Tchaikovsky: Serenade for Strings in C major, Op.48      

Pezzo in forma di Sonatina:- Andante non troppo – Allegro moderato – Andante non troppo
Walzer:- Moderato. Tempo di Valse        
Élégie:- Larghetto elegiaco
Finale (Tema Russo):- Andante – Allegro con spirito

The Tchaikovsky bibliography, although now fairly extensive, had not previously been particularly sensitive or perceptive as to the quintessential qualities and characteristics which lie at the heart of his music. This is partly the fault of the faithful Modest, whose three-volume biography of his older brother (1900-2) sensationalises much of his life and personality, suppresses information crucial to a real understanding of the man, and is not always reliable in its purely musical judgment. Since so much subsequent critical biography and commentary has inevitably been influenced by – indeed, has been largely dependant on – what might have been expected to be uniquely authoritative and authentic material, the accepted view of the composer has until recently been somewhat of an amalgam of the two brothers’ personalities: the composer as his brother might have liked him to be, perhaps? Fortunately a new generation of Tchaikovsky research and scholarship is going a long way towards redressing the balance, and our gratitude is due to the professors David Brown and Edward Garden, amongst others, for applying the corrective – and also to the conductor David Lloyd-Jones in his illuminating forewords to the latest editions of Eulenburg miniature scores.

There is little doubt that Tchaikovsky’s life was beset with emotional difficulties (often arising from his sexuality); that his work is often a medium for self expression; and that the music itself can and does provoke extreme emotional response in players and listeners alike. But his compositions truly are far from being “so much the fruit of the emotional élan of the moment”, as the late (and prejudiced) Martin Cooper would have us believe.

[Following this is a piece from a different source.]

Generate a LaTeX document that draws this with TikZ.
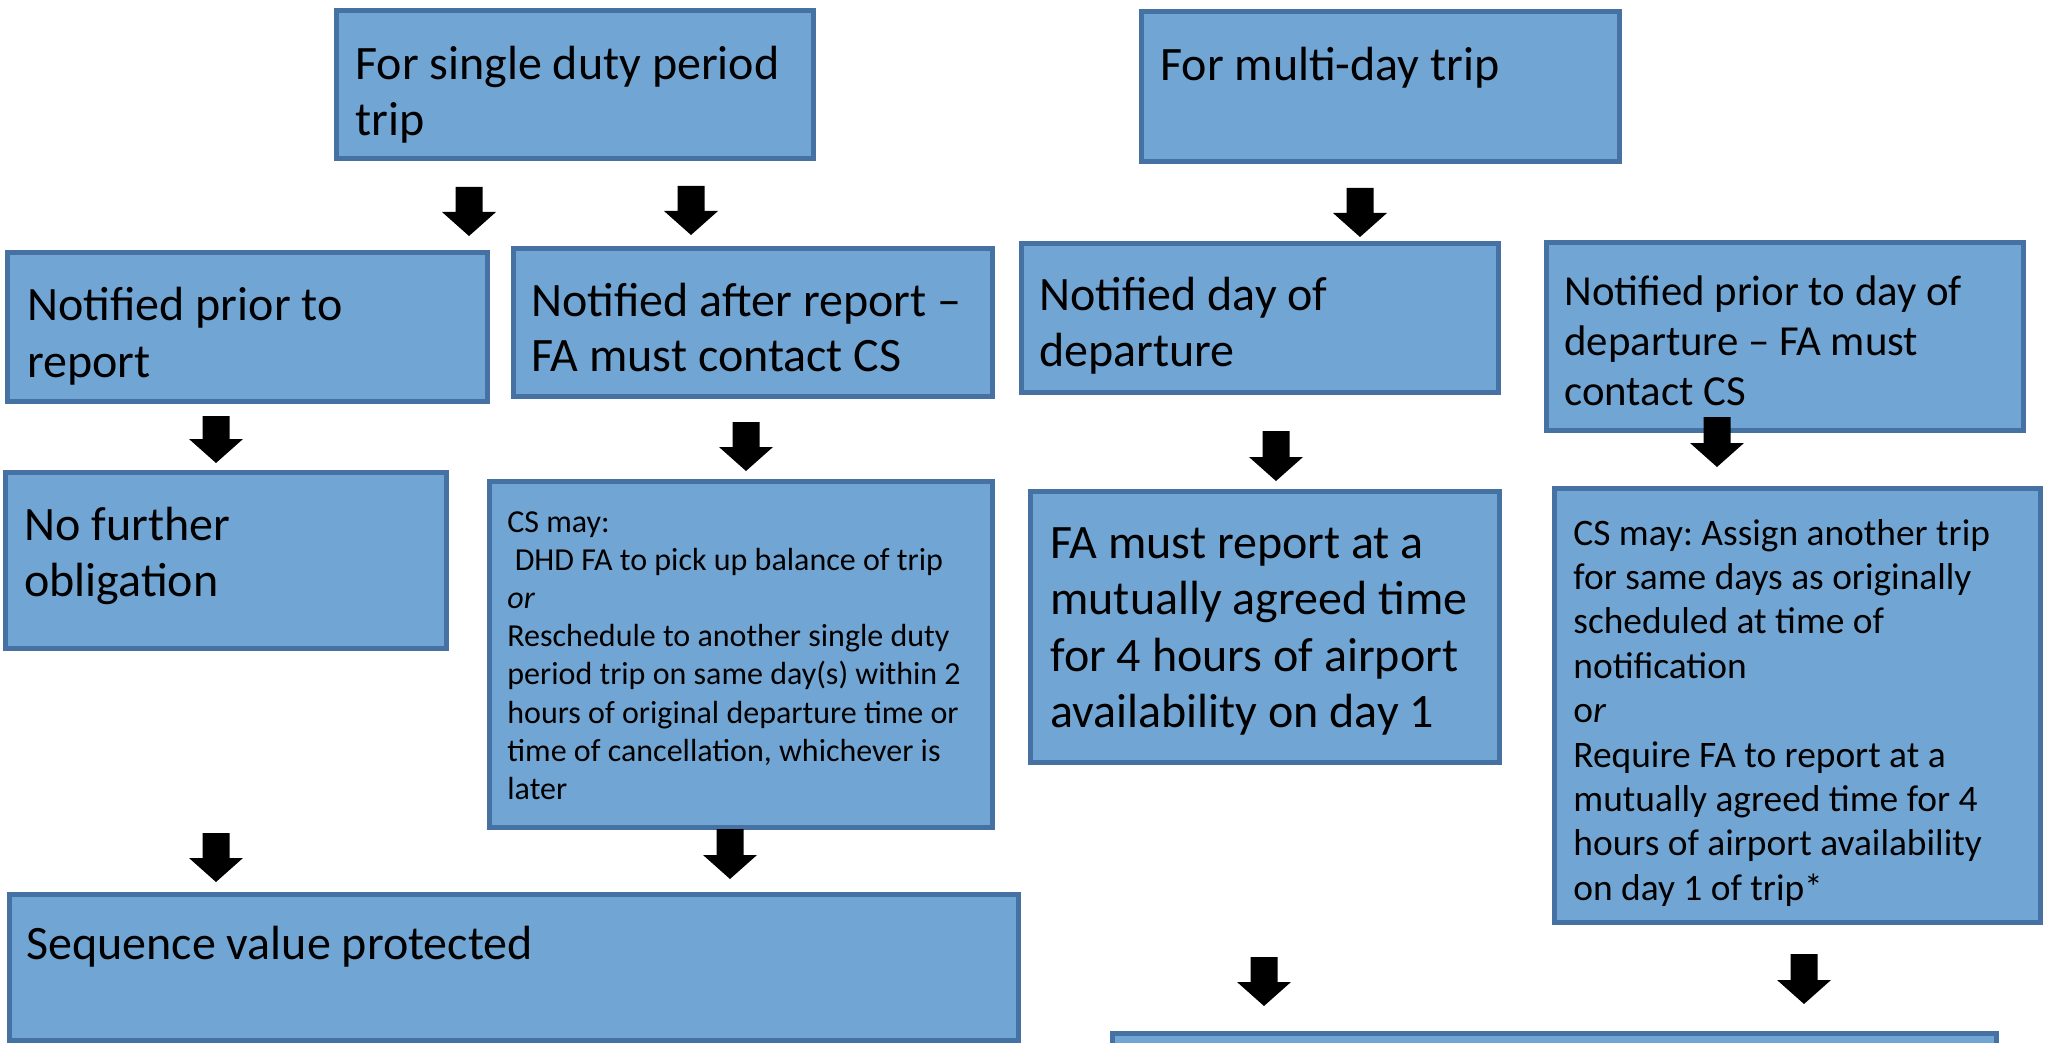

Neither did he “only theorise when he was hard put to it” (ibid): Dr. Brown has convincingly demonstrated what a complete professional Tchaikovsky was, and how masterly was the sheer technical level of his writing (not surprising when Mozart and Mendelssohn were two principal models). Both he and Prof Garden also show him to be a true Russian composer, as nationalistic (in certain works, at least) as any of “The Five” – witness the finale of this Serenade, based as it is on a Russian folk tune and developed in the Glinka-inspired “changing background” technique (ie the background is varied, rather than the melody itself). They have also explained how Tchaikovsky – like Mozart and Beethoven before him – was essentially a dramatic composer; and if (as one eminent contemporary conductor proclaims) the latter wrote nine operas in addition to Fidelio, a similar case could also be made for Tchaikovsky’s own symphonies – amongst which the Serenade for Strings might have been numbered, since this music was originally conceived for full orchestra. So we should not be surprised to learn of the composer’s stated preference for “the larger the string orchestra the better”! But we should also not be surprised to hear – interspersed within passages of such deep sonority that a Russian cathedral choir is brought to mind – a delicacy and a lightness of touch whose origins truly lie in an earlier era, when the elegance, grace, and finesse of dance forms were the true fundamentals of musical style.